Patriotic Americans ask that Hall draft an "Impeach Bush" resolution immediately fafter taking his oath to uphold the constitution as a freshman member of the 110th Congress convening in January '07.

If voters send enough Democrats to congress with Hall in November, Bush White House officials finally could be made to answer those overdue questions about the Iraq War before the House Judiciary Committee that would be chaired by 12-term veteran John Conyers of Michigan. Without question, Conyers will convene hearings on the Iraq War and use his subpoena power to make the guilty war-mongers face the music.

Until that glorious day for democracy, you got to keep on rockin' in Bushwhacked Amerika, ya'll.

Postscript: Some of the best contemporary anti-war/anti-Bush music is not from country music headerliners or 60s rock icons. While the offerings are too numerous (and censored by mainstream radio) to cite here, let me offer two off-the-beaten-path musicians whose work recently attracted my notice.
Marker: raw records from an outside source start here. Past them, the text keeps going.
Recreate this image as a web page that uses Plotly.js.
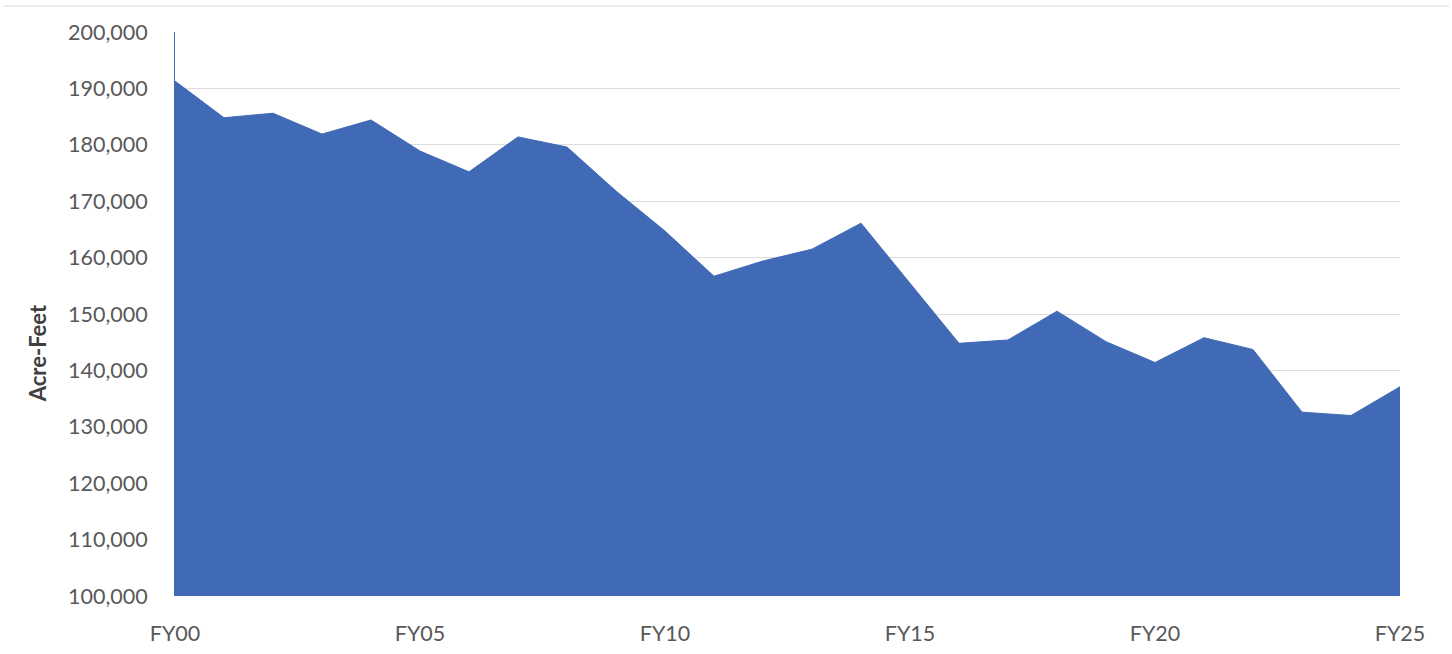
<!DOCTYPE html>
<html>
<head>
<meta charset="utf-8">
<script src="https://cdn.plot.ly/plotly-3.0.1.min.js"></script>
<style>
  html, body { margin: 0; padding: 0; background: #ffffff; }
  #chart { width: 1452px; height: 654px; }
</style>
</head>
<body>
<div id="chart"></div>
<script>
const years = ["FY00","FY01","FY02","FY03","FY04","FY05","FY06","FY07","FY08","FY09",
               "FY10","FY11","FY12","FY13","FY14","FY15","FY16","FY17","FY18","FY19",
               "FY20","FY21","FY22","FY23","FY24","FY25"];
const acreFeet = [191300, 184800, 185600, 181900, 184400, 178900, 175200, 181400, 179600, 171800,
                  164700, 156700, 159400, 161500, 166100, 155400, 144800, 145400, 150500, 145100,
                  141400, 145800, 143700, 132600, 132000, 137100];
const xTicks = ["FY00","FY05","FY10","FY15","FY20","FY25"];
const yTicks = [100000,110000,120000,130000,140000,150000,160000,170000,180000,190000,200000];
const yTitle = "Acre-Feet";

const fillColor = "#4069B6";
const font = "Lato, 'Open Sans', sans-serif";

const trace = {
  type: "scatter",
  mode: "lines",
  x: years,
  y: acreFeet,
  fill: "tozeroy",
  fillcolor: fillColor,
  line: { color: fillColor, width: 1, shape: "linear" },
  hoverinfo: "x+y"
};

const layout = {
  width: 1452,
  height: 654,
  margin: { l: 175, r: 52, t: 32, b: 58 },
  paper_bgcolor: "#ffffff",
  plot_bgcolor: "#ffffff",
  showlegend: false,
  font: { family: font, color: "#595959", size: 21 },
  xaxis: {
    type: "category",
    range: [0, 25],
    tickmode: "array",
    tickvals: xTicks,
    ticktext: xTicks,
    showgrid: false,
    zeroline: false,
    showline: false,
    ticks: "",
    ticklabelstandoff: 22,
    tickfont: { family: font, size: 21.5, color: "#595959" }
  },
  yaxis: {
    range: [100000, 200000],
    tickmode: "array",
    tickvals: yTicks,
    tickformat: ",d",
    showgrid: true,
    gridcolor: "#dcdcdc",
    gridwidth: 1,
    zeroline: false,
    showline: true,
    linecolor: fillColor,
    linewidth: 1,
    ticks: "",
    ticklabelstandoff: 22,
    tickfont: { family: font, size: 21.5, color: "#595959" }
  },
  annotations: [{
    text: "<b>" + yTitle + "</b>",
    textangle: -90,
    xref: "paper", yref: "paper",
    x: -0.112, y: 0.43,
    xanchor: "center", yanchor: "middle",
    showarrow: false,
    font: { family: font, size: 22, color: "#404040" }
  }],
  shapes: [{
    type: "line", xref: "paper", yref: "paper",
    x0: -0.14, x1: 1.04, y0: 1.046, y1: 1.046,
    line: { color: "#d9d9d9", width: 1 }
  }]
};

Plotly.newPlot("chart", [trace], layout, { displayModeBar: false, staticPlot: true });
</script>
</body>
</html>
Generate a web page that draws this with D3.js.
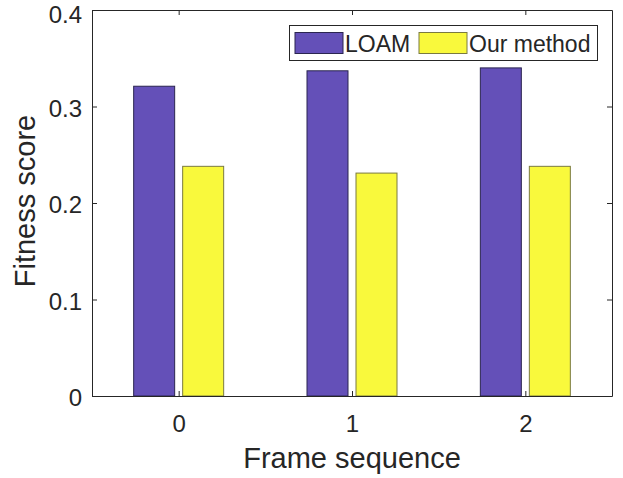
<!DOCTYPE html>
<html><head><meta charset="utf-8">
<script src="https://cdn.jsdelivr.net/npm/d3@7"></script>
<style>body{margin:0;background:#fff}svg{display:block}text{font-family:"Liberation Sans",Arial,sans-serif;fill:#262626}</style>
</head><body><svg id="c" width="623" height="478"></svg>
<script>
const categories = ["0", "1", "2"];
const seriesNames = ["LOAM", "Our method"];
const loam = [0.321, 0.337, 0.340];
const ours = [0.238, 0.231, 0.238];
const yTicks = [0, 0.1, 0.2, 0.3, 0.4];
const colors = ["#6450b8", "#f9f93c"];
const edges = ["#2a2550", "#7a7a40"];

const svg = d3.select("#c");
const L = 92, R = 612, T = 10, B = 396;
const x = d3.scaleLinear().domain([-0.5, 2.5]).range([L, R]);
const y = d3.scaleLinear().domain([0, 0.4]).range([B, T]);
const barW = 41, off = 24.5;

const data = [loam, ours];
data.forEach((vals, s) => {
  svg.append("g").selectAll("rect").data(vals).join("rect")
    .attr("x", (d, i) => x(i) + (s === 0 ? -off : off) - barW / 2)
    .attr("y", d => y(d))
    .attr("width", barW)
    .attr("height", d => B - y(d))
    .attr("fill", colors[s])
    .attr("stroke", edges[s])
    .attr("stroke-width", 1);
});

// axes
const gx = svg.append("g").attr("transform", `translate(0,${B})`)
  .call(d3.axisBottom(x).tickValues([0, 1, 2]).tickFormat((d, i) => categories[i]).tickSizeInner(-5).tickSizeOuter(0).tickPadding(19));
const gxt = svg.append("g").attr("transform", `translate(0,${T})`)
  .call(d3.axisTop(x).tickValues([0, 1, 2]).tickFormat("").tickSizeInner(-5).tickSizeOuter(0));
const gy = svg.append("g").attr("transform", `translate(${L},0)`)
  .call(d3.axisLeft(y).tickValues(yTicks).tickFormat(d => d === 0 ? "0" : d3.format(".1f")(d)).tickSizeInner(-5).tickSizeOuter(0).tickPadding(10));
const gyr = svg.append("g").attr("transform", `translate(${R},0)`)
  .call(d3.axisRight(y).tickValues(yTicks).tickFormat("").tickSizeInner(-5).tickSizeOuter(0));
[gx, gxt, gy, gyr].forEach(g => {
  g.selectAll("path,line").attr("stroke", "#262626").attr("stroke-width", 1);
  g.selectAll("text").style("font-size", "24px").attr("fill", "#262626");
});
gy.selectAll("text").attr("dy", d => d === 0.4 ? "0.5em" : "0.4em");

svg.append("text").attr("x", 352).attr("y", 468).attr("text-anchor", "middle")
  .style("font-size", "29px").text("Frame sequence");
svg.append("text").attr("transform", `translate(35,201) rotate(-90)`).attr("text-anchor", "middle")
  .style("font-size", "29px").text("Fitness score");

// legend
const lg = svg.append("g");
lg.append("rect").attr("x", 289.5).attr("y", 25.5).attr("width", 308).attr("height", 35)
  .attr("fill", "#fff").attr("stroke", "#262626").attr("stroke-width", 1);
const items = [{px: 295, tx: 345}, {px: 419, tx: 469}];
seriesNames.forEach((n, i) => {
  lg.append("rect").attr("x", items[i].px).attr("y", 32.5).attr("width", 48).attr("height", 21)
    .attr("fill", colors[i]).attr("stroke", edges[i]);
  lg.append("text").attr("x", items[i].tx).attr("y", 52).style("font-size", "23px").text(n);
});
</script></body></html>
Eric Schwartz is a musician in search of your funny bone. His "Clinton Got a Blowjob" bashes Commander-in-Thief George Bush with such unmitigated glee and wit that it must be heard then widely circulated. On the other hand, James McMurtry embodies more Heartland angst of the Woody and Arlo Guthrie American populist protest tradition. McMurtry's seven-minute song/video "We Can't Make it Here Anymore" touches all those pressing post-9/11 domestic abuses and neglects needing wider coverage by the self-serving mainstream media and Beltway bandits in congress. Watch it below (or at YouTube here).



15 February 2007 Update
: Dixie Chicks took 2006 Grammy Awards for Album of the Year, Record of the Year, Song of the Year and Country Performance by a Duo or Group with Vocal.